### Task requirements
Copy all lines below exactly as written. Leave pictures out.
⟨
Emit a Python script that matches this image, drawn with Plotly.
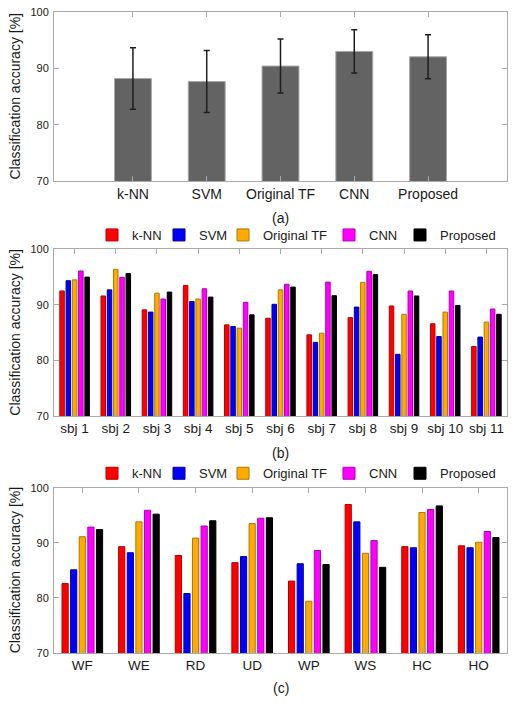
import plotly.graph_objects as go

# ---------------- data ----------------
methods = ["k-NN", "SVM", "Original TF", "CNN", "Proposed"]
mean_acc = [88.2, 87.65, 90.4, 93.0, 92.05]
std_acc = [5.45, 5.5, 4.8, 3.85, 3.9]

subjects = ["sbj 1", "sbj 2", "sbj 3", "sbj 4", "sbj 5", "sbj 6",
            "sbj 7", "sbj 8", "sbj 9", "sbj 10", "sbj 11"]
sbj_knn = [92.5, 91.6, 89.1, 93.5, 86.4, 87.6, 84.6, 87.7, 89.8, 86.6, 82.5]
sbj_svm = [94.35, 92.7, 88.7, 90.6, 86.1, 90.1, 83.25, 89.6, 81.1, 84.3, 84.2]
sbj_tf = [94.5, 96.4, 92.1, 91.05, 85.8, 92.7, 84.9, 94.05, 88.3, 88.7, 86.9]
sbj_cnn = [96.1, 94.95, 91.05, 92.9, 90.45, 93.7, 94.1, 96.05, 92.5, 92.5, 89.25]
sbj_prop = [95.0, 95.65, 92.3, 91.4, 88.2, 93.2, 91.65, 95.45, 91.6, 89.9, 88.3]

motions = ["WF", "WE", "RD", "UD", "WP", "WS", "HC", "HO"]
mot_knn = [82.6, 89.3, 87.7, 86.4, 83.05, 96.95, 89.3, 89.45]
mot_svm = [85.1, 88.2, 80.8, 87.5, 86.2, 93.8, 89.1, 89.1]
mot_tf = [91.1, 93.8, 90.85, 93.5, 79.4, 88.1, 95.5, 90.1]
mot_cnn = [92.85, 95.9, 93.05, 94.45, 88.6, 90.4, 96.05, 92.05]
mot_prop = [92.4, 95.2, 94.0, 94.55, 86.05, 85.55, 96.7, 90.95]

# ---------------- style ----------------
fills = ["#ff0000", "#0000ff", "#ffaa00", "#ff00ff", "#000000"]
edges = ["#b00000", "#000099", "#b07800", "#b000b0", "#000000"]
legend_w = [22, 19, 61, 26, 54]  # legend entry widths (px)
FONT = "Liberation Sans, Arial, sans-serif"
TXT = "#1a1a1a"
AX = "#a9a9a9"

fig = go.Figure()

# (a) mean accuracy with error bars
fig.add_trace(go.Bar(
    x=methods, y=mean_acc, width=0.5,
    marker=dict(color="#636363", line=dict(color="#a8a8a8", width=1)),
    error_y=dict(type="data", array=std_acc, visible=True,
                 color="#1e1e1e", thickness=1.5, width=3),
    showlegend=False, xaxis="x", yaxis="y"))

# (b) per subject
sbj_series = [sbj_knn, sbj_svm, sbj_tf, sbj_cnn, sbj_prop]
for name, vals, fc, ec, lw in zip(methods, sbj_series, fills, edges, legend_w):
    fig.add_trace(go.Bar(
        x=subjects, y=vals, name=name, legendwidth=lw,
        marker=dict(color=fc, line=dict(color=ec, width=1)),
        xaxis="x2", yaxis="y2", legend="legend"))

# (c) per motion
mot_series = [mot_knn, mot_svm, mot_tf, mot_cnn, mot_prop]
for name, vals, fc, ec, lw in zip(methods, mot_series, fills, edges, legend_w):
    fig.add_trace(go.Bar(
        x=motions, y=vals, name=name, legendwidth=lw,
        marker=dict(color=fc, line=dict(color=ec, width=1)),
        xaxis="x3", yaxis="y3", legend="legend2"))

# ---------------- layout ----------------
H_TOP, H_BOT = 12, 53
PH = 706 - H_TOP - H_BOT


def dom(top_px, bot_px):
    return [(706 - H_BOT - bot_px) / PH, (706 - H_BOT - top_px) / PH]


dom_a = dom(12, 181)
dom_b = dom(249.3, 416)
dom_c = dom(487.7, 653)

common_ax = dict(showline=True, linecolor=AX, linewidth=1, mirror="ticks",
                 ticks="inside", ticklen=5, tickcolor=AX, showgrid=False,
                 zeroline=False, automargin=False)
yax = dict(common_ax, range=[70, 100], tickvals=[70, 80, 90, 100],
           tickfont=dict(size=11, color=TXT, family=FONT), ticklabelstandoff=2)

LEG_X = (92 - 54) / 453
fig.update_layout(
    width=516, height=706,
    margin=dict(l=54, r=9, t=H_TOP, b=H_BOT, autoexpand=False),
    paper_bgcolor="white", plot_bgcolor="white",
    font=dict(family=FONT, color=TXT),
    barmode="group", bargap=0.24, bargroupgap=0.28,
    xaxis=dict(common_ax, domain=[0, 1], anchor="y", range=[-1.07, 5.07],
               tickfont=dict(size=14, color=TXT, family=FONT)),
    yaxis=dict(yax, domain=dom_a, anchor="x"),
    xaxis2=dict(common_ax, domain=[0, 1], anchor="y2", range=[-0.5, 10.5],
                tickfont=dict(size=13.5, color=TXT, family=FONT)),
    yaxis2=dict(yax, domain=dom_b, anchor="x2"),
    xaxis3=dict(common_ax, domain=[0, 1], anchor="y3", range=[-0.5, 7.5],
                tickfont=dict(size=13.5, color=TXT, family=FONT)),
    yaxis3=dict(yax, domain=dom_c, anchor="x3"),
    legend=dict(orientation="h", x=LEG_X, xanchor="left",
                y=(706 - H_BOT - 235) / PH, yanchor="middle",
                font=dict(size=13, color=TXT, family=FONT),
                bgcolor="rgba(0,0,0,0)", itemclick=False),
    legend2=dict(orientation="h", x=LEG_X, xanchor="left",
                 y=(706 - H_BOT - 473.3) / PH, yanchor="middle",
                 font=dict(size=13, color=TXT, family=FONT),
                 bgcolor="rgba(0,0,0,0)", itemclick=False),
)

# panel captions and y titles
for lab, ypx in [("(a)", 217.7), ("(b)", 452.7), ("(c)", 687.7)]:
    fig.add_annotation(text=lab, x=0.5, xref="paper",
                       y=(706 - H_BOT - ypx) / PH, yref="paper",
                       showarrow=False, font=dict(size=14, color=TXT, family=FONT),
                       xanchor="center", yanchor="middle")

for d in (dom_a, dom_b, dom_c):
    fig.add_annotation(text="Classification accuracy [%]", textangle=-90,
                       x=(15 - 54) / 453, xref="paper",
                       y=(d[0] + d[1]) / 2, yref="paper",
                       showarrow=False, font=dict(size=14, color=TXT, family=FONT),
                       xanchor="center", yanchor="middle")

fig.write_html("out.html",
               config={"displayModeBar": False},
               post_script="document.body.style.margin='0';"
                           "document.body.style.overflow='hidden';")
⟩
### Solution below
Emit a Python script that matches this image, drawn with Plotly.
import plotly.graph_objects as go

# ---------------- data ----------------
methods = ["k-NN", "SVM", "Original TF", "CNN", "Proposed"]
mean_acc = [88.2, 87.65, 90.4, 93.0, 92.05]
std_acc = [5.45, 5.5, 4.8, 3.85, 3.9]

subjects = ["sbj 1", "sbj 2", "sbj 3", "sbj 4", "sbj 5", "sbj 6",
            "sbj 7", "sbj 8", "sbj 9", "sbj 10", "sbj 11"]
sbj_knn = [92.5, 91.6, 89.1, 93.5, 86.4, 87.6, 84.6, 87.7, 89.8, 86.6, 82.5]
sbj_svm = [94.35, 92.7, 88.7, 90.6, 86.1, 90.1, 83.25, 89.6, 81.1, 84.3, 84.2]
sbj_tf = [94.5, 96.4, 92.1, 91.05, 85.8, 92.7, 84.9, 94.05, 88.3, 88.7, 86.9]
sbj_cnn = [96.1, 94.95, 91.05, 92.9, 90.45, 93.7, 94.1, 96.05, 92.5, 92.5, 89.25]
sbj_prop = [95.0, 95.65, 92.3, 91.4, 88.2, 93.2, 91.65, 95.45, 91.6, 89.9, 88.3]

motions = ["WF", "WE", "RD", "UD", "WP", "WS", "HC", "HO"]
mot_knn = [82.6, 89.3, 87.7, 86.4, 83.05, 96.95, 89.3, 89.45]
mot_svm = [85.1, 88.2, 80.8, 87.5, 86.2, 93.8, 89.1, 89.1]
mot_tf = [91.1, 93.8, 90.85, 93.5, 79.4, 88.1, 95.5, 90.1]
mot_cnn = [92.85, 95.9, 93.05, 94.45, 88.6, 90.4, 96.05, 92.05]
mot_prop = [92.4, 95.2, 94.0, 94.55, 86.05, 85.55, 96.7, 90.95]

# ---------------- style ----------------
fills = ["#ff0000", "#0000ff", "#ffaa00", "#ff00ff", "#000000"]
edges = ["#b00000", "#000099", "#b07800", "#b000b0", "#000000"]
legend_w = [22, 19, 61, 26, 54]  # legend entry widths (px)
FONT = "Liberation Sans, Arial, sans-serif"
TXT = "#1a1a1a"
AX = "#a9a9a9"

fig = go.Figure()

# (a) mean accuracy with error bars
fig.add_trace(go.Bar(
    x=methods, y=mean_acc, width=0.5,
    marker=dict(color="#636363", line=dict(color="#a8a8a8", width=1)),
    error_y=dict(type="data", array=std_acc, visible=True,
                 color="#1e1e1e", thickness=1.5, width=3),
    showlegend=False, xaxis="x", yaxis="y"))

# (b) per subject
sbj_series = [sbj_knn, sbj_svm, sbj_tf, sbj_cnn, sbj_prop]
for name, vals, fc, ec, lw in zip(methods, sbj_series, fills, edges, legend_w):
    fig.add_trace(go.Bar(
        x=subjects, y=vals, name=name, legendwidth=lw,
        marker=dict(color=fc, line=dict(color=ec, width=1)),
        xaxis="x2", yaxis="y2", legend="legend"))

# (c) per motion
mot_series = [mot_knn, mot_svm, mot_tf, mot_cnn, mot_prop]
for name, vals, fc, ec, lw in zip(methods, mot_series, fills, edges, legend_w):
    fig.add_trace(go.Bar(
        x=motions, y=vals, name=name, legendwidth=lw,
        marker=dict(color=fc, line=dict(color=ec, width=1)),
        xaxis="x3", yaxis="y3", legend="legend2"))

# ---------------- layout ----------------
H_TOP, H_BOT = 12, 53
PH = 706 - H_TOP - H_BOT


def dom(top_px, bot_px):
    return [(706 - H_BOT - bot_px) / PH, (706 - H_BOT - top_px) / PH]


dom_a = dom(12, 181)
dom_b = dom(249.3, 416)
dom_c = dom(487.7, 653)

common_ax = dict(showline=True, linecolor=AX, linewidth=1, mirror="ticks",
                 ticks="inside", ticklen=5, tickcolor=AX, showgrid=False,
                 zeroline=False, automargin=False)
yax = dict(common_ax, range=[70, 100], tickvals=[70, 80, 90, 100],
           tickfont=dict(size=11, color=TXT, family=FONT), ticklabelstandoff=2)

LEG_X = (92 - 54) / 453
fig.update_layout(
    width=516, height=706,
    margin=dict(l=54, r=9, t=H_TOP, b=H_BOT, autoexpand=False),
    paper_bgcolor="white", plot_bgcolor="white",
    font=dict(family=FONT, color=TXT),
    barmode="group", bargap=0.24, bargroupgap=0.28,
    xaxis=dict(common_ax, domain=[0, 1], anchor="y", range=[-1.07, 5.07],
               tickfont=dict(size=14, color=TXT, family=FONT)),
    yaxis=dict(yax, domain=dom_a, anchor="x"),
    xaxis2=dict(common_ax, domain=[0, 1], anchor="y2", range=[-0.5, 10.5],
                tickfont=dict(size=13.5, color=TXT, family=FONT)),
    yaxis2=dict(yax, domain=dom_b, anchor="x2"),
    xaxis3=dict(common_ax, domain=[0, 1], anchor="y3", range=[-0.5, 7.5],
                tickfont=dict(size=13.5, color=TXT, family=FONT)),
    yaxis3=dict(yax, domain=dom_c, anchor="x3"),
    legend=dict(orientation="h", x=LEG_X, xanchor="left",
                y=(706 - H_BOT - 235) / PH, yanchor="middle",
                font=dict(size=13, color=TXT, family=FONT),
                bgcolor="rgba(0,0,0,0)", itemclick=False),
    legend2=dict(orientation="h", x=LEG_X, xanchor="left",
                 y=(706 - H_BOT - 473.3) / PH, yanchor="middle",
                 font=dict(size=13, color=TXT, family=FONT),
                 bgcolor="rgba(0,0,0,0)", itemclick=False),
)

# panel captions and y titles
for lab, ypx in [("(a)", 217.7), ("(b)", 452.7), ("(c)", 687.7)]:
    fig.add_annotation(text=lab, x=0.5, xref="paper",
                       y=(706 - H_BOT - ypx) / PH, yref="paper",
                       showarrow=False, font=dict(size=14, color=TXT, family=FONT),
                       xanchor="center", yanchor="middle")

for d in (dom_a, dom_b, dom_c):
    fig.add_annotation(text="Classification accuracy [%]", textangle=-90,
                       x=(15 - 54) / 453, xref="paper",
                       y=(d[0] + d[1]) / 2, yref="paper",
                       showarrow=False, font=dict(size=14, color=TXT, family=FONT),
                       xanchor="center", yanchor="middle")

fig.write_html("out.html",
               config={"displayModeBar": False},
               post_script="document.body.style.margin='0';"
                           "document.body.style.overflow='hidden';")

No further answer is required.